DUSHANBE, Tajikistan — The poorest of the former Soviet Central Asian states and arguably the most culturally conservative, Tajikistan is home to a small but growing rock-music scene in spite of the social pressures to conform and the difficulties finding a working guitar.

"Society doesn't like the music that we play," said Jack Rock, the stage name of the leader singer of Al Azif, Tajikistan's only "thrash metal" band. "Everybody always says that we are wasting time and we need to play softly and slowly."

Tajikistan is a Muslim country with traditional values where a group of intellectuals recently called for creation of "morality police" to control Tajik behavior and dress.

The city's young rockers are going against the grain, forming mixed-gender bands, shocking the older generation with their outlandish outfits — while also promoting the ideals of hard work and urging Tajik youths to avoid drugs and alcohol.

"Rock music has great strength to divert young people from the streets, from drugs and crime," Mr. Rock said.

"Despite the stereotype that rock musicians are antisocial, this is not the case. We never use drugs or alcohol. Music is hard work, and there is no place for junkies."

Dressed in chains and studded leather, Al Azif band members sing in English and Russian and are seen by many as flaunting the worst of Western cultural influences. They struggle to get jobs.

"There are only a small number of venues where you can play your music. It's hard to get instruments and hard to record songs," Mr. Rock said. "We play wherever we can — in discotheques, bars, restaurants, cinemas."

The long-haired musicians are determined to do their own thing, and a small but growing number of fans in the capital are egging them on.

"Now in the Dushanbe, there are about five rock bands," said local music producer Kirill Kuzmin. "In the remote regions of the country, rock musicians are almost nonexistent. People there are much more traditional than in the capital."

One Dushanbe band, Red Planet, is perhaps even more unorthodox than Al Azif. Taking to the stage in a rhinestone-encrusted T-shirt, 19-year-old Umida Fazilova gives a nod to her identical twin sister, Khursheda, sitting behind the drums and launches into a set of high-energy and emotionally charged metal.

"When I started playing rock music, everyone was laughing at me during our concerts," Khursheda Fazilova said. "They think drums are not for women."

According to the human rights watchdog Amnesty International, up to half of all women in Tajikistan suffer from domestic violence and many do not complete high school. As a result, local women say it is hard to move out of traditional female roles.

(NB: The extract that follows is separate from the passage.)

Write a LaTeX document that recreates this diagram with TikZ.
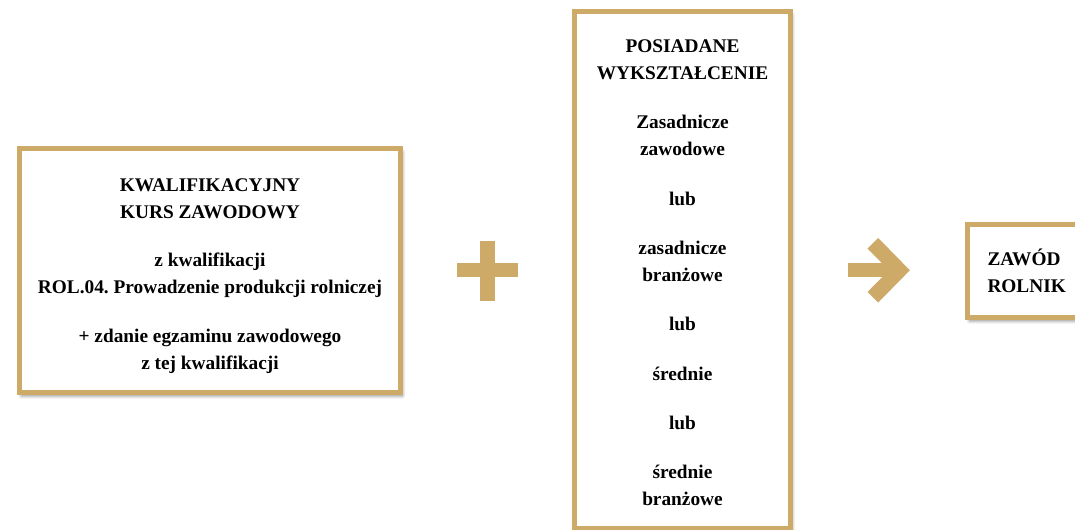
\documentclass[tikz,border=0pt]{standalone}
\usepackage{fontspec}
\setmainfont{Liberation Serif}
\usepackage{xcolor}
\usetikzlibrary{calc, shadows.blur}
\definecolor{gold}{RGB}{206,170,104}
\frenchspacing

\begin{document}
\begin{tikzpicture}[x=0.02cm, y=-0.02cm,
    goldbox/.style={draw=gold, line width=0.1cm, fill=white,
        blur shadow={shadow xshift=0.04cm, shadow yshift=-0.07cm, shadow blur steps=6, shadow opacity=45}},
    boxtext/.style={align=center, font=\bfseries\fontsize{11}{15.3}\selectfont},
    goldbar/.style={draw=gold, line width=0.3cm}]
    \useasboundingbox (0,0) rectangle (1075,530);

    % Course
    \node[goldbox, minimum width=7.62cm, minimum height=4.88cm] (kurs) at (210,270.5) {};
    \node[boxtext] (kurstext) at ($(kurs.center)+(0,5.5)$)
        {KWALIFIKACYJNY\\KURS ZAWODOWY\\[0.44cm]
         z kwalifikacji\\ROL.04. Prowadzenie produkcji rolniczej\\[0.44cm]
         + zdanie egzaminu zawodowego\\z tej kwalifikacji};

    % Education
    \node[goldbox, minimum width=4.31cm, minimum height=10.33cm] (wyk) at (682.5,269.8) {};
    \node[boxtext] (wyktext) at ($(wyk.center)+(0,3)$)
        {POSIADANE\\WYKSZTAŁCENIE\\[0.45cm]
         Zasadnicze\\zawodowe\\[0.45cm]
         lub\\[0.45cm]
         zasadnicze\\branżowe\\[0.45cm]
         lub\\[0.45cm]
         średnie\\[0.45cm]
         lub\\[0.45cm]
         średnie\\branżowe};

    % Profession
    \node[goldbox, boxtext, align=left, text width=1.6cm, inner xsep=0.4cm, minimum height=1.87cm, anchor=west] (zawod) at (965,270.75)
        {ZAWÓD\\ROLNIK};

    % Plus
    \coordinate (plus) at ($(kurs.east)!0.5!(wyk.west)$);
    \fill[gold] ($(plus)+(-30.5,-7.3)$) rectangle ($(plus)+(30.5,7.3)$);
    \fill[gold] ($(plus)+(-7.8,-29.5)$) rectangle ($(plus)+(7.8,31)$);

    % Arrow
    \coordinate (arr) at ($(wyk.east)!0.5!(zawod.west)$);
    \draw[goldbar, line width=0.28cm] ($(arr)+(-30.5,0)$) -- ($(arr)+(17,0)$);
    \draw[goldbar, line join=miter] ($(arr)+(-6,-27)$) -- ($(arr)+(20.5,0)$) -- ($(arr)+(-6,27)$);
\end{tikzpicture}
\end{document}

Nevertheless, the Fazilova twins say they are not afraid of causing a stir, even if they struggle to find an audience in a country where imported pop music from America and Russia rules the airwaves.

"Older people don't understand this music," said Red Planet guitarist Olim Karimov. "We have young people between 15 and 30 years old and a lot of foreigners at our concerts."

The members of Red Planet met at a university and bonded over their love of Western heavy-metal bands such as Linkin Park. Although the Western influences in the Tajik rock scene are strong, the local style has an Eastern slant all of its own.

"Sure, we're influenced by Western hard rock, punk, hard-core and even pop, but our roots are from the East," Mr. Rock said. "We have songs with specific beats with Oriental melodies."

With official figures putting unemployment at 20 percent and the economy heavily dependent on money sent home by Tajiks working abroad, these musicians have little hope of making a living from their art. But far from dreaming of wealth and stardom, they say they are happy to make sacrifices just to be able to play.

"We all work several jobs," Mr. Rock said. "To save money, we often skip meals and walk to and from rehearsals."